Helen Macdonald's father died suddenly, of a heart attack, along the Thames while taking photographs. He was a photographer. It was his job to photograph things, to notice and capture them; and it's a similar talent that Macdonald exhibits in this finely noticed account of grief and loss. Macdonald is a Cambridge academic and an amateur falconer (are there professional ones?) and the way she copes, or attempts to cope, with her father's death is through the challenge of training a goshawk, a bird known to be notoriously bloodthirsty and difficult.
What does the hawk, named Mabel, have to do with the father? That's not an easy question to answer, because H is for Hawk gives a picture of Helen in the process of figuring out her own motives and motivations. She offers up several explanations for what she's trying to accomplish with Mabel, and rejects some and modifies others. At the same time she presents a reading of T. H. White's The Goshawk, a book written about the closeted man's attempts to do the same thing while drastically underinformed and underprepared. Her analysis of White is as lucid and thoughtful as you might expect from a literary critic, but it's hard to shake the feeling sometimes that White's presence in the text makes one dead man too many.
I say that not to criticize, but to ponder the way that H is for Hawk captures the essential messiness of grief, the alienation it provokes from one's own feelings and thoughts. H is for Hawk can be all over the place, but that doesn't feel wrong, and it's kept together by the strong throughline of the narrative--woman trains hawk--and the unfussy beauty of the prose, evidence of Macdonald's other career is a poet.
Few other books capture the feeling of bereavement so well. "The memories," she writes, "are like heavy blocks of glass. I can put them down in different places but they don't make a story." She says she's been crashing her father's car, scraping it against walls. Is it because she's trying to punish her absent father? No, she says--it's that she no longer understands the shape of the car. She writes with a chill:
There is a time in life when you expect the world to be always full of new things. And then comes a day when you realise that is not how it will be at all. You see that life will become a thing made of holes. Absences. Losses. Things that were there and are there no longer. And you realise, too, that you have to grow around and between the gaps, though you can put your hand out to where things were and feel that tense, shining fullness of the space where the memories are.
In some respect, Mabel is something to throw herself into, a distraction.
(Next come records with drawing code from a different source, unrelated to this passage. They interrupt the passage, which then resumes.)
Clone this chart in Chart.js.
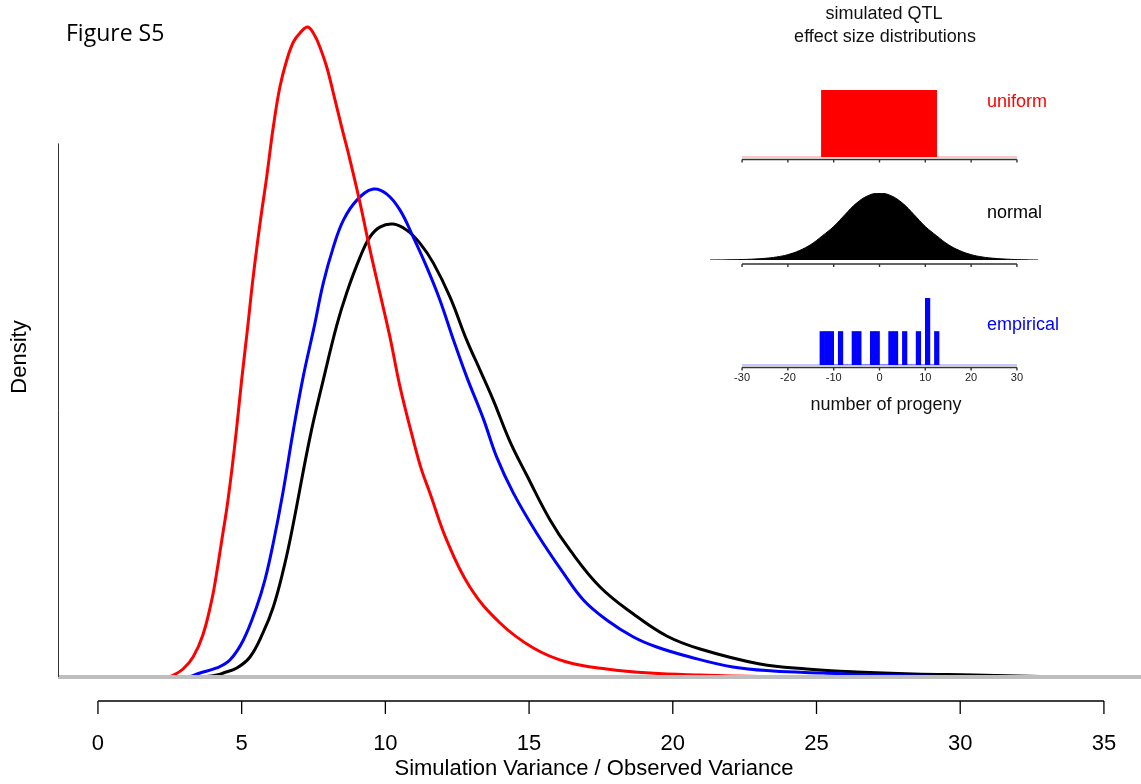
<!DOCTYPE html>
<html>
<head>
<meta charset="utf-8">
<script src="https://cdn.jsdelivr.net/npm/chart.js@4.4.0/dist/chart.umd.min.js"></script>
<style>
  body { margin: 0; background: #fff; }
  #wrap { position: relative; width: 1141px; height: 784px; }
  canvas { position: absolute; }
</style>
</head>
<body>
<div id="wrap">
  <canvas id="main" style="left:0;top:0" width="1141" height="784"></canvas>
  <canvas id="unif" style="left:700px;top:80px" width="380" height="95"></canvas>
  <canvas id="norm" style="left:700px;top:183px" width="380" height="95"></canvas>
  <canvas id="emp" style="left:700px;top:288px" width="380" height="132"></canvas>
</div>
<script>
// density curves, x = simulation variance / observed variance
const redX = [2.4, 2.6, 2.96, 3.31, 3.65, 3.96, 4.13, 4.31, 4.49, 4.65, 4.83, 5.0, 5.19, 5.4, 5.64, 5.87, 6.1, 6.33, 6.57, 6.8, 7.03, 7.3, 7.55, 7.72, 7.96, 8.19, 8.48, 8.77, 9.12, 9.46, 9.81, 10.16, 10.51, 10.97, 11.26, 11.55, 12.13, 12.94, 13.99, 15.15, 16.31, 17.7, 19.21, 20.95, 23.03, 25]
const redY = [0, 0.0004, 0.0024, 0.006, 0.0126, 0.0231, 0.0312, 0.0411, 0.051, 0.0615, 0.075, 0.0891, 0.1034, 0.1199, 0.1361, 0.1499, 0.1649, 0.1769, 0.185, 0.1904, 0.1931, 0.1949, 0.1922, 0.1889, 0.1829, 0.1751, 0.1649, 0.155, 0.1421, 0.1283, 0.1151, 0.1019, 0.087, 0.0711, 0.0621, 0.0552, 0.0411, 0.027, 0.0162, 0.0087, 0.0045, 0.0024, 0.0012, 0.0006, 0.00015, 0]

const blueX = [3.2, 3.55, 4.13, 4.59, 5.06, 5.52, 5.81, 6.1, 6.44, 6.8, 7.14, 7.52, 7.84, 8.19, 8.54, 9.01, 9.58, 10.05, 10.51, 10.97, 11.44, 11.9, 12.36, 12.83, 13.41, 13.87, 14.45, 15.26, 16.19, 16.89, 17.7, 18.63, 19.44, 20.6, 22.09, 23.49, 25.23, 26.97, 29.6, 31]
const blueY = [0, 0.0012, 0.0027, 0.0051, 0.0111, 0.021, 0.0291, 0.0402, 0.0555, 0.0741, 0.09, 0.1049, 0.1181, 0.1289, 0.137, 0.143, 0.1463, 0.1448, 0.14, 0.1319, 0.1229, 0.113, 0.1013, 0.09, 0.0774, 0.066, 0.0552, 0.0432, 0.0312, 0.0231, 0.0171, 0.012, 0.009, 0.006, 0.003, 0.0018, 0.0012, 0.0006, 0.00015, 0]

const blackX = [3.72, 4.13, 4.36, 4.83, 5.29, 5.74, 6.1, 6.45, 6.74, 7.38, 7.84, 8.31, 8.65, 9.12, 9.46, 9.81, 10.27, 10.74, 11.2, 11.67, 12.25, 12.83, 13.29, 13.75, 14.34, 14.92, 15.73, 16.42, 17.47, 18.63, 19.79, 20.95, 23.03, 24.66, 26.4, 28.37, 30.46, 32.78, 35]
const blackY = [0, 0.0006, 0.0012, 0.0027, 0.006, 0.0132, 0.021, 0.0321, 0.0435, 0.072, 0.0891, 0.1055, 0.1151, 0.1259, 0.1319, 0.1349, 0.1358, 0.134, 0.1301, 0.1241, 0.1139, 0.101, 0.0921, 0.0831, 0.0705, 0.0605, 0.0471, 0.0381, 0.027, 0.0189, 0.0123, 0.0084, 0.0039, 0.0024, 0.0015, 0.0009, 0.0006, 0.00015, 0]

const axisTicks = [0, 5, 10, 15, 20, 25, 30, 35]
const yAxisTop = 0.16

// inset: simulated QTL effect size distributions
const insetTicks = [-30, -20, -10, 0, 10, 20, 30]
const unifX = [-12.75, -12.75, 12.55, 12.55]
const unifY = [0, 1, 1, 0]
const normX = [-37, -32, -28, -25, -22.5, -20, -17.5, -15, -12.5, -10, -7.5, -5, -2.5, 0, 2.5, 5, 7.5, 10, 12.5, 15, 17.5, 20, 22.5, 25, 28, 31, 34.6]
const normY = [0, 0.004, 0.012, 0.025, 0.045, 0.08, 0.14, 0.23, 0.36, 0.5, 0.68, 0.85, 0.96, 1, 0.96, 0.85, 0.68, 0.5, 0.36, 0.23, 0.14, 0.08, 0.045, 0.025, 0.012, 0.004, 0]
const empBins = [-12.5, -11.5, -10.5, -9.5, -8.5, -7.5, -6.5, -5.5, -4.5, -3.5, -2.5, -1.5, -0.5, 0.5, 1.5, 2.5, 3.5, 4.5, 5.5, 6.5, 7.5, 8.5, 9.5, 10.5, 11.5, 12.5]
const empCounts = [1, 1, 1, 0, 1, 0, 0, 1, 1, 0, 0, 1, 1, 0, 0, 1, 1, 0, 1, 0, 0, 1, 0, 2, 0, 1]

const FONT = "'Liberation Sans', Arial, sans-serif"
const pts = (xs, ys) => xs.map((x, i) => ({x: x, y: ys[i]}))

// main plot decorations: gray baseline, left line, detached x axis, texts
const mainDecor = {
  id: 'mainDecor',
  afterDatasetsDraw(chart) {
    const {ctx, scales: {x, y}, chartArea} = chart
    const y0 = y.getPixelForValue(0)
    ctx.save()
    ctx.strokeStyle = '#bebebe'
    ctx.lineWidth = 4
    ctx.beginPath()
    ctx.moveTo(chartArea.left, y0)
    ctx.lineTo(chartArea.right, y0)
    ctx.stroke()

    ctx.strokeStyle = '#333'
    ctx.lineWidth = 1
    ctx.beginPath()
    ctx.moveTo(chartArea.left + 0.5, y.getPixelForValue(yAxisTop))
    ctx.lineTo(chartArea.left + 0.5, y0)
    ctx.stroke()
    ctx.restore()
  },
  afterDraw(chart) {
    const {ctx, scales: {x}} = chart
    const ay = 701
    ctx.save()
    ctx.strokeStyle = '#000'
    ctx.lineWidth = 1.3
    ctx.beginPath()
    ctx.moveTo(x.getPixelForValue(axisTicks[0]), ay)
    ctx.lineTo(x.getPixelForValue(axisTicks[axisTicks.length - 1]), ay)
    axisTicks.forEach(t => {
      ctx.moveTo(x.getPixelForValue(t), ay)
      ctx.lineTo(x.getPixelForValue(t), ay + 13)
    })
    ctx.stroke()

    ctx.fillStyle = '#000'
    ctx.font = '22px ' + FONT
    ctx.textAlign = 'center'
    ctx.textBaseline = 'middle'
    axisTicks.forEach(t => ctx.fillText(String(t), x.getPixelForValue(t), 744))
    ctx.fillText('Simulation Variance / Observed Variance', 594, 769)

    ctx.save()
    ctx.translate(20, 357)
    ctx.rotate(-Math.PI / 2)
    ctx.fillText('Density', 0, 0)
    ctx.restore()

    ctx.textAlign = 'left'
    ctx.font = "23px 'Open Sans', sans-serif"
    ctx.fillText('Figure S5', 66, 34)

    ctx.textAlign = 'center'
    ctx.font = '18px ' + FONT
    ctx.fillStyle = '#111'
    ctx.fillText('simulated QTL', 884, 14)
    ctx.fillText('effect size distributions', 885, 37)
    ctx.fillText('number of progeny', 886, 405)

    ctx.textAlign = 'left'
    ctx.fillStyle = '#ff0000'
    ctx.fillText('uniform', 987, 102)
    ctx.fillStyle = '#000'
    ctx.fillText('normal', 987, 213)
    ctx.fillStyle = '#0000ff'
    ctx.fillText('empirical', 987, 325)
    ctx.restore()
  }
}

new Chart('main', {
  type: 'line',
  data: {
    datasets: [
      {data: pts(redX, redY), borderColor: '#ff0000'},
      {data: pts(blueX, blueY), borderColor: '#0000ff'},
      {data: pts(blackX, blackY), borderColor: '#000000'}
    ]
  },
  options: {
    responsive: false,
    animation: false,
    layout: {padding: {left: 58, right: 0, top: 10, bottom: 107}},
    elements: {
      point: {radius: 0},
      line: {borderWidth: 3, tension: 0.4, fill: false}
    },
    scales: {
      x: {type: 'linear', display: false, min: -1.39, max: 36.29},
      y: {display: false, min: 0, max: 0.2}
    },
    plugins: {legend: {display: false}, tooltip: {enabled: false}}
  },
  plugins: [mainDecor]
})

// small axis under each inset panel
function insetAxis(paleColor, gap, labels) {
  return {
    id: 'insetAxis',
    beforeDatasetsDraw(chart) {
      if (!paleColor) return
      const {ctx, scales: {x, y}} = chart
      const y0 = y.getPixelForValue(0)
      ctx.save()
      ctx.strokeStyle = paleColor
      ctx.lineWidth = 1.5
      ctx.beginPath()
      ctx.moveTo(x.getPixelForValue(insetTicks[0]), y0)
      ctx.lineTo(x.getPixelForValue(insetTicks[insetTicks.length - 1]), y0)
      ctx.stroke()
      ctx.restore()
    },
    afterDraw(chart) {
      const {ctx, scales: {x, y}} = chart
      const ay = y.getPixelForValue(0) + gap
      ctx.save()
      ctx.strokeStyle = '#333'
      ctx.lineWidth = 1.4
      ctx.beginPath()
      ctx.moveTo(x.getPixelForValue(insetTicks[0]), ay)
      ctx.lineTo(x.getPixelForValue(insetTicks[insetTicks.length - 1]), ay)
      insetTicks.forEach(t => {
        ctx.moveTo(x.getPixelForValue(t), ay)
        ctx.lineTo(x.getPixelForValue(t), ay + 3)
      })
      ctx.stroke()
      if (labels) {
        ctx.fillStyle = '#222'
        ctx.font = '11px ' + FONT
        ctx.textAlign = 'center'
        ctx.textBaseline = 'middle'
        insetTicks.forEach(t => ctx.fillText(String(t), x.getPixelForValue(t), ay + 10))
      }
      ctx.restore()
    }
  }
}

function insetOptions(ymax, padBottom) {
  return {
    responsive: false,
    animation: false,
    layout: {padding: {left: 10, right: 42, top: 10, bottom: padBottom}},
    elements: {point: {radius: 0}},
    scales: {
      x: {type: 'linear', display: false, min: -37, max: 34.6, offset: false},
      y: {display: false, min: 0, max: ymax}
    },
    plugins: {legend: {display: false}, tooltip: {enabled: false}}
  }
}

new Chart('unif', {
  type: 'line',
  data: {
    datasets: [{
      data: pts(unifX, unifY),
      borderWidth: 0,
      borderColor: '#ff0000',
      backgroundColor: '#ff0000',
      fill: 'origin',
      tension: 0
    }]
  },
  options: insetOptions(1, 18),
  plugins: [insetAxis('#ffb3b3', 2.5, false)]
})

new Chart('norm', {
  type: 'line',
  data: {
    datasets: [{
      data: pts(normX, normY),
      borderWidth: 1,
      borderColor: '#000',
      backgroundColor: '#000',
      fill: 'origin',
      tension: 0.4
    }]
  },
  options: insetOptions(1, 18),
  plugins: [insetAxis(null, 4, false)]
})

new Chart('emp', {
  type: 'bar',
  data: {
    datasets: [{
      data: pts(empBins, empCounts),
      backgroundColor: '#0000ff',
      borderWidth: 0,
      barPercentage: 1,
      categoryPercentage: 1
    }]
  },
  options: insetOptions(2, 55),
  plugins: [insetAxis('#b3b3ff', 2.5, true)]
})
</script>
</body>
</html>
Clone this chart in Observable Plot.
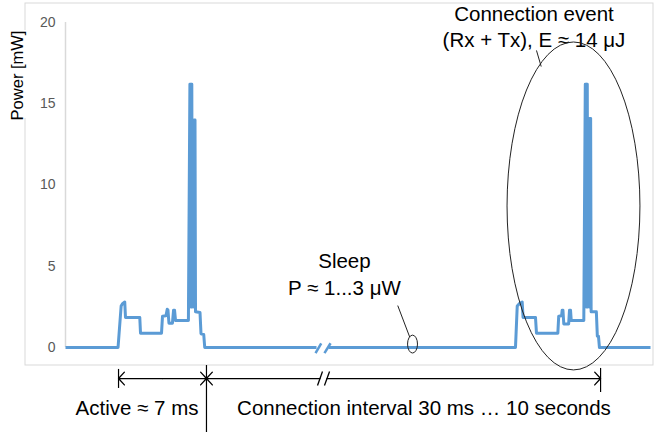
<!DOCTYPE html>
<html><head><meta charset="utf-8">
<script src="https://cdn.jsdelivr.net/npm/d3@7"></script>
<script src="https://cdn.jsdelivr.net/npm/@observablehq/plot@0.6"></script>
<style>
html,body{margin:0;padding:0;background:#fff;}
#chart svg{display:block;}
</style></head><body><div id="chart"></div>
<script>
// Time axis in ms (arbitrary, broken), power in mW
const yTicks = [0, 5, 10, 15, 20];

// first connection event (active) + start of sleep
const burst1Time  = [0, 4.23, 4.48, 4.59, 4.77, 4.83, 5.98, 6.04, 7.73, 7.81, 8.09, 8.19, 8.25, 8.33, 8.61, 8.70, 8.78, 8.86, 9.895, 10.016, 10.081, 10.113, 10.145, 10.169, 10.209, 10.258, 10.322, 10.362, 10.427, 10.467, 10.83, 10.91, 11.13, 11.21, 20.21];
const burst1Power = [0, 0, 2.55, 2.7, 2.8, 1.85, 1.85, 0.88, 0.88, 1.93, 1.95, 2.35, 2.3, 1.5, 1.5, 2.3, 2.3, 1.66, 1.66, 16.2, 16.2, 2.5, 16.2, 16.2, 2.5, 14.0, 2.5, 14.0, 14.0, 2.2, 2.15, 0.85, 0.8, 0, 0];

// rest of sleep + second connection event
const burst2Time  = [21.18, 36.23, 36.37, 36.55, 36.77, 36.84, 37.84, 37.92, 39.64, 39.71, 39.94, 39.99, 40.05, 40.12, 40.51, 40.58, 40.66, 40.72, 41.73, 41.85, 41.92, 41.95, 41.98, 42.01, 42.05, 42.10, 42.16, 42.20, 42.28, 42.32, 42.74, 42.82, 42.91, 42.99, 47.1];
const burst2Power = [0, 0, 2.55, 2.7, 2.8, 1.85, 1.85, 0.88, 0.88, 1.93, 1.95, 2.3, 2.3, 1.45, 1.45, 2.3, 2.3, 1.66, 1.66, 16.2, 16.2, 2.5, 16.2, 16.2, 2.5, 14.1, 2.5, 14.1, 14.1, 2.2, 2.2, 0.7, 0.7, 0, 0];

// axis-break slashes on the trace
const breakSlashX1 = [20.13, 20.85];
const breakSlashX2 = [20.59, 21.34];
const breakSlashY  = [-0.35, 0.26];

// bottom timing annotation
const activeSpan   = [4.27, 11.35];
const intervalSpan = [11.35, 43.08];
const intervalBreak = [20.49, 21.05];
const spanLevel = -1.91;
const spanLabels = ["Active ≈ 7 ms", "Connection interval 30 ms … 10 seconds"];
const spanLabelX = [5.76, 28.86];
const spanLabelY = -4.18;

const sleepLabel = "Sleep\nP ≈ 1...3 μW";
const eventLabel = "Connection event\n(Rx + Tx), E ≈ 14 μJ";

const series = [
  ...burst1Time.map((t, i) => ({t, p: burst1Power[i], seg: 1})),
  ...burst2Time.map((t, i) => ({t, p: burst2Power[i], seg: 2}))
];

const blue = "#5b9bd5";
const font = "'Liberation Sans', Arial, sans-serif";
const fs = 20.5;

const plot = Plot.plot({
  width: 654, height: 432,
  marginLeft: 65, marginRight: 4, marginTop: 22, marginBottom: 85,
  x: {domain: [0, 47.1], axis: null},
  y: {domain: [0, 20], axis: null},
  style: {fontFamily: font, background: "white", overflow: "visible"},
  marks: [
    Plot.axisY({ticks: yTicks, tickSize: 0, tickPadding: 10, fontSize: 14, color: "#595959", label: null}),
    Plot.ruleX([0], {y1: 0, y2: 20, stroke: "#d9d9d9", strokeWidth: 1.5}),
    Plot.line(series, {x: "t", y: "p", z: "seg", stroke: blue, strokeWidth: 3, strokeLinejoin: "round", strokeLinecap: "butt"}),
    Plot.link(breakSlashX1, {x1: (d) => d, x2: (d, i) => breakSlashX2[i], y1: breakSlashY[0], y2: breakSlashY[1], stroke: blue, strokeWidth: 2.5}),
    // leader lines
    Plot.link([0], {x1: 26.75, y1: 2.58, x2: 27.72, y2: 0.63, stroke: "#222", strokeWidth: 1}),
    Plot.link([0], {x1: 37.92, y1: 18.28, x2: 38.3, y2: 17.29, stroke: "#222", strokeWidth: 1}),
    // annotation texts
    Plot.text([sleepLabel], {x: 22.46, y: 3.26, text: (d) => d, lineAnchor: "bottom", lineHeight: 1.27, fontSize: fs, fill: "black"}),
    Plot.text([eventLabel], {x: 37.72, y: 18.48, text: (d) => d, lineAnchor: "bottom", lineHeight: 1.27, fontSize: fs, fill: "black"}),
    Plot.text(["Power [mW]"], {frameAnchor: "left", dx: -43, y: 16.74, rotate: -90, textAnchor: "middle", text: (d) => d, lineAnchor: "bottom", fontSize: 16.5, fill: "black"}),
    // bottom timing arrows
    Plot.arrow([
      {a: (activeSpan[0] + activeSpan[1]) / 2, b: activeSpan[0]},
      {a: (activeSpan[0] + activeSpan[1]) / 2, b: activeSpan[1]},
      {a: intervalBreak[0], b: intervalSpan[0]},
      {a: intervalBreak[1], b: intervalSpan[1]}
    ], {x1: "a", x2: "b", y1: spanLevel, y2: spanLevel, bend: 0, headLength: 10, headAngle: 95, stroke: "black", strokeWidth: 1.3}),
    Plot.link(breakSlashX1, {x1: (d, i) => [20.29, 20.85][i], x2: (d, i) => [20.69, 21.26][i], y1: spanLevel - 0.43, y2: spanLevel + 0.43, stroke: "black", strokeWidth: 1.3}),
    Plot.ruleX([activeSpan[0]], {y1: -1.35, y2: -2.52, stroke: "black", strokeWidth: 1.2}),
    Plot.ruleX([activeSpan[1]], {y1: -1.11, y2: -5.3, stroke: "black", strokeWidth: 1.2}),
    Plot.ruleX([intervalSpan[1]], {y1: -1.29, y2: -2.77, stroke: "black", strokeWidth: 1.2}),
    Plot.text(spanLabels, {x: (d, i) => spanLabelX[i], y: spanLabelY, text: (d) => d, lineAnchor: "bottom", fontSize: fs, fill: "black"})
  ]
});

const svg = d3.select(plot);
const xs = plot.scale("x"), ys = plot.scale("y");
// chart-area border, with a gap behind the axis title
svg.insert("rect", ":first-child")
  .attr("x", 25).attr("y", 3).attr("width", 628).attr("height", 362)
  .attr("fill", "none").attr("stroke", "#d9d9d9").attr("stroke-width", 1);
svg.insert("rect", ":nth-child(2)")
  .attr("x", 20).attr("y", 30).attr("width", 10).attr("height", 88).attr("fill", "white");
svg.insert("rect", ":first-child").attr("width", 654).attr("height", 432).attr("fill", "white");

// ellipse around the second connection event
const ev = {cx: 40.94, cy: 8.68, rx: 5.35, ry: 10.09};
svg.append("ellipse")
  .attr("cx", xs.apply(ev.cx)).attr("cy", ys.apply(ev.cy))
  .attr("rx", xs.apply(ev.cx + ev.rx) - xs.apply(ev.cx))
  .attr("ry", ys.apply(ev.cy - ev.ry) - ys.apply(ev.cy))
  .attr("fill", "none").attr("stroke", "#222").attr("stroke-width", 1);
// small ellipse on the sleep line
const sl = {cx: 27.98, cy: 0.18, rx: 0.4, ry: 0.55};
svg.append("ellipse")
  .attr("cx", xs.apply(sl.cx)).attr("cy", ys.apply(sl.cy))
  .attr("rx", xs.apply(sl.cx + sl.rx) - xs.apply(sl.cx))
  .attr("ry", ys.apply(sl.cy - sl.ry) - ys.apply(sl.cy))
  .attr("fill", "none").attr("stroke", "#222").attr("stroke-width", 1);

document.getElementById("chart").appendChild(plot);
</script></body></html>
In another, she's a familiar kind of figure: a female companion who helps the traumatized protagonist heal through her companionship. (Reading the old 19th-century accounts of falconers who excoriated goshawks, she recognizes the male tropes of sulkiness and mysteriousness that get applied to women.) In another, she's a metaphor, the father who is lost among the clouds, but who will return at the call of a whistle as trained. And perhaps not least she is an escape, a running from the world of men and women into a closed society of woman and hawk that occludes healing as much as it fosters it:
"Nature in her green, tranquil woods heals and soothes all afflictions," wrote John Muir. "Earth hath no sorrows that earth cannot heal."
Now I knew this for what it was: a beguiling but dangerous lie. I was furious with myself and my own unconscious certainty that this was the cure I needed. Hands are for other human hands to hold. They should not be reserved exclusively as perches for hawks. And the wild is not a panacea for the human soul; too much in the air can corrode it to nothing.
She likes that line so much--"hands are for other human hands to hold"--that she repeats it at least once. It has the pithiness of an aphorism, or a bromide, but Macdonald has earned it. The novel ends with Mabel placed in an aviary, where she will moult for the summer, and Helen distraught, a repetition on a smaller scale of the mechanics of loss. But it's tempered by the suggestion that Helen will return to friendships and to human life. It's a vision of healing that is honest, and never too pat or neat.
To be honest, I wasn't sure they wrote books like this anymore, much less turned them into bestsellers. There's an Oxbridge fussiness to it, a Victorian solipsism borrowed from White and other falconers that Macdonald reads about. (And despite Macdonald's insistence that austringers, hawk-trainers, are thought of as a lower breed than genteel falconers, it's hard for this American to see the pastime as anything but tweedy.) But its beauty and honesty make it a book out of its own time, and one I'm grateful to have read.